Cinematographer Jody Lee Lipes, who did such a warm and welcoming job on “A Beautiful Day in the Neighborhood,” here stretches the word ‘clinical’ to its breaking point. The light is muted and the air somehow feels sealed in, like Amy’s world is one of those walk-in freezers in a restaurant kitchen. Doors and windows are a recurring theme: the sliding patient doors in the ward, the glass cupboards in which the medicine is kept, the glass on a vending machine. Diner windows, car windows. A grilled window in an interrogation room. But apart from a very few scenes at the end, most notably the one where Charlie throws a fit that will probably get memed to death, the entire focus is on Amy. Ms. Chastain, one of our most competent and understated actresses, is perfect for the part of an understated, competent woman. Amy likes her job and is good at it, so doesn’t complain about the bureaucracy. She likes her kids, so the hassles of parenting alone while working full-time are just something she has to deal with. And she likes Charlie; and Charlie likes her. Hence the movie.

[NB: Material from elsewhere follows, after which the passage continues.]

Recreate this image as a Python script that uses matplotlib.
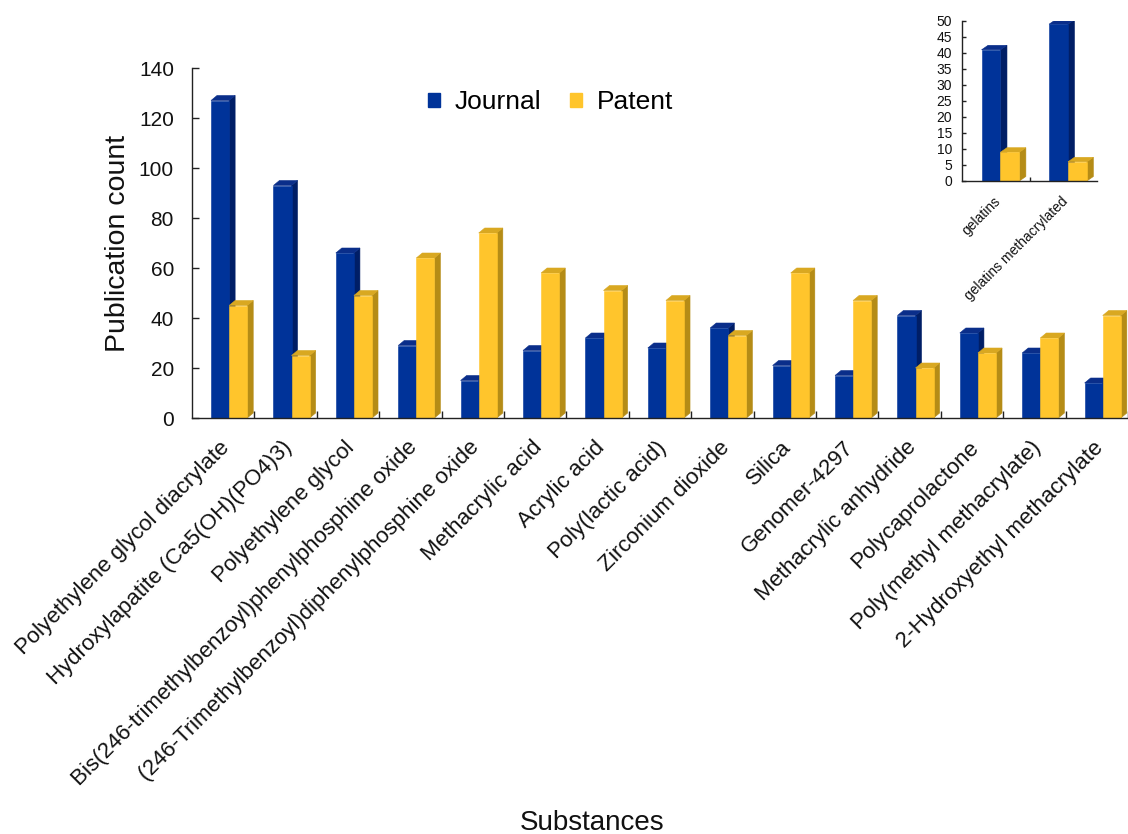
import matplotlib
matplotlib.use("Agg")
import matplotlib.pyplot as plt
from matplotlib.patches import Polygon, Rectangle, Patch
import matplotlib.transforms as mtransforms

plt.rcParams['font.family'] = ['Liberation Sans', 'DejaVu Sans']

# ---- data -------------------------------------------------------------
substances = [
    "Polyethylene glycol diacrylate",
    "Hydroxylapatite (Ca5(OH)(PO4)3)",
    "Polyethylene glycol",
    "Bis(246-trimethylbenzoyl)phenylphosphine oxide",
    "(246-Trimethylbenzoyl)diphenylphosphine oxide",
    "Methacrylic acid",
    "Acrylic acid",
    "Poly(lactic acid)",
    "Zirconium dioxide",
    "Silica",
    "Genomer-4297",
    "Methacrylic anhydride",
    "Polycaprolactone",
    "Poly(methyl methacrylate)",
    "2-Hydroxyethyl methacrylate",
]
journal = [127, 93, 66, 29, 15, 27, 32, 28, 36, 21, 17, 41, 34, 26, 14]
patent = [45, 25, 49, 64, 74, 58, 51, 47, 33, 58, 47, 20, 26, 32, 41]

inset_substances = ["gelatins", "gelatins methacrylated"]
inset_journal = [41, 49]
inset_patent = [9, 6]

series_names = ["Journal", "Patent"]

# ---- style ------------------------------------------------------------
FACE = {"Journal": "#003399", "Patent": "#FFC52C"}
SIDE = {"Journal": "#001E66", "Patent": "#B58C16"}
TOP = {"Journal": "#0A2E8A", "Patent": "#D9A821"}

W, H, DPI = 1128, 834, 100
fig = plt.figure(figsize=(W / DPI, H / DPI), dpi=DPI)
fig.patch.set_facecolor("white")


def px_axes(left, top, right, bottom):
    """Axes rectangle given in figure pixels (origin top-left)."""
    return [left / W, (H - bottom) / H, (right - left) / W, (bottom - top) / H]


def bar3d(ax, x0, width, h, name, dx, dy):
    """Front face plus shaded side and top faces of a pseudo-3D column."""
    x1 = x0 + width
    kw = dict(linewidth=0.4, joinstyle="miter")
    ax.add_patch(Polygon([(x1, 0), (x1 + dx, dy), (x1 + dx, h + dy), (x1, h)],
                         closed=True, facecolor=SIDE[name], edgecolor=SIDE[name], **kw))
    ax.add_patch(Polygon([(x0, h), (x0 + dx, h + dy), (x1 + dx, h + dy), (x1, h)],
                         closed=True, facecolor=TOP[name], edgecolor=TOP[name], **kw))
    ax.add_patch(Rectangle((x0, 0), width, h, facecolor=FACE[name],
                           edgecolor=FACE[name], **kw))


def style_axes(ax, ymax, ystep, ncat, tick_len, label_size, label_pad):
    ax.set_xlim(0, ncat)
    ax.set_ylim(0, ymax)
    ax.set_facecolor("none")
    for s in ("top", "right"):
        ax.spines[s].set_visible(False)
    for s in ("left", "bottom"):
        ax.spines[s].set_linewidth(1.0)
        ax.spines[s].set_color("#222222")
    ax.set_yticks(range(0, ymax + 1, ystep))
    ax.set_xticks(range(1, ncat + 1))
    ax.set_xticklabels([])
    ax.tick_params(axis="both", direction="in", length=tick_len, width=1.0,
                   color="#222222")
    ax.tick_params(axis="y", labelsize=label_size, pad=label_pad,
                   labelcolor="#111111")


# ---- main chart -------------------------------------------------------
ax = fig.add_axes(px_axes(192, 68, 1128, 418))
n = len(substances)
style_axes(ax, 140, 20, n, 5, 15, 13)

cat_px = (1128 - 192) / n
unit_px = (418 - 68) / 140
dx_main = 6.0 / cat_px
dy_main = 5.0 / unit_px
bw = 0.29
for i in range(n):
    bar3d(ax, i + 0.305, bw, journal[i], "Journal", dx_main, dy_main)
    bar3d(ax, i + 0.305 + bw, bw, patent[i], "Patent", dx_main, dy_main)

lab_tr = mtransforms.blended_transform_factory(ax.transData, ax.transAxes)
for i, name in enumerate(substances):
    ax.text(i + 0.44, -19 / 350, name, transform=lab_tr, rotation=45,
            rotation_mode="anchor", ha="right", va="top", fontsize=16,
            color="#111111")

fig.text(118 / W, 1 - 243 / H, "Publication count", rotation=90,
         ha="center", va="center", fontsize=20.5, color="#111111")
fig.text(592 / W, (H - 830) / H, "Substances", ha="center", va="baseline",
         fontsize=20, color="#111111")

handles = [Patch(facecolor=FACE[s], edgecolor=FACE[s]) for s in series_names]
fig.legend(handles, series_names, loc="center left",
           bbox_to_anchor=(428 / W, 1 - 102 / H), ncol=2, frameon=False,
           fontsize=19, handlelength=0.45, handleheight=0.45,
           handletextpad=0.55, columnspacing=1.1, borderpad=0,
           borderaxespad=0)

# ---- inset chart ------------------------------------------------------
ax2 = fig.add_axes(px_axes(962, 21, 1097, 181))
m = len(inset_substances)
style_axes(ax2, 50, 5, m, 3, 10, 7)
ax2.set_xticks([1])

cat2_px = (1097 - 962) / m
unit2_px = (181 - 21) / 50
dx_in = 6.5 / cat2_px
dy_in = 4.5 / unit2_px
bw2 = 0.28
for i in range(m):
    bar3d(ax2, i + 0.29, bw2, inset_journal[i], "Journal", dx_in, dy_in)
    bar3d(ax2, i + 0.29 + bw2, bw2, inset_patent[i], "Patent", dx_in, dy_in)

lab_tr2 = mtransforms.blended_transform_factory(ax2.transData, ax2.transAxes)
for i, name in enumerate(inset_substances):
    ax2.text(i + 0.47, -13 / 160, name, transform=lab_tr2, rotation=45,
             rotation_mode="anchor", ha="right", va="top", fontsize=10,
             color="#111111")

fig.savefig("out.png", dpi=DPI, facecolor="white")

Mr. Redmayne is an unusual actor, able to weaponize those cheekbones and that anxiety to please into something easy to overlook while being simultaneously otherworldly. (He is just about the only part of the “Fantastic Beasts” movies that needs no criticism.) As Charlie he has to be believable as someone who could immediately become the best friend you’ve ever had, but who could also be a murderer. This needs both a presence – the charm and the reliability to make friends so quickly – and an absence – where the human conscience should be – and Mr. Redmayne delivers. It’s another understated star turn, not least because it’s difficult to think of anyone else who could do it.

But Mr. Lindholm’s choice to keep things understated and workaday so expertly sugars the pill the movie vanishes without trace. Having healthcare administrators as the main villains of a movie about a serial killer is quite a choice, but in these miserable times it’s pretty relatable. (How many real-life people were combined into the character Ms. Dickens plays: Does it matter? Should it?) The idea that compassion is our best weapon against evil is not a new one, but it’s unusual to see a movie be so explicit that the American healthcare system causes as much evil as it prevents. (A more radical movie would have seen Amy and Charlie’s compassion as a valuable skill that can be taught and should be compensated as such, but baby steps.) However, realizing your best friend is probably a murderer isn’t something that happens every day; and “The Good Nurse” should have found a more resonant way to express that. That’s not to say it’s a bad movie, not at all. It just needed more human feeling.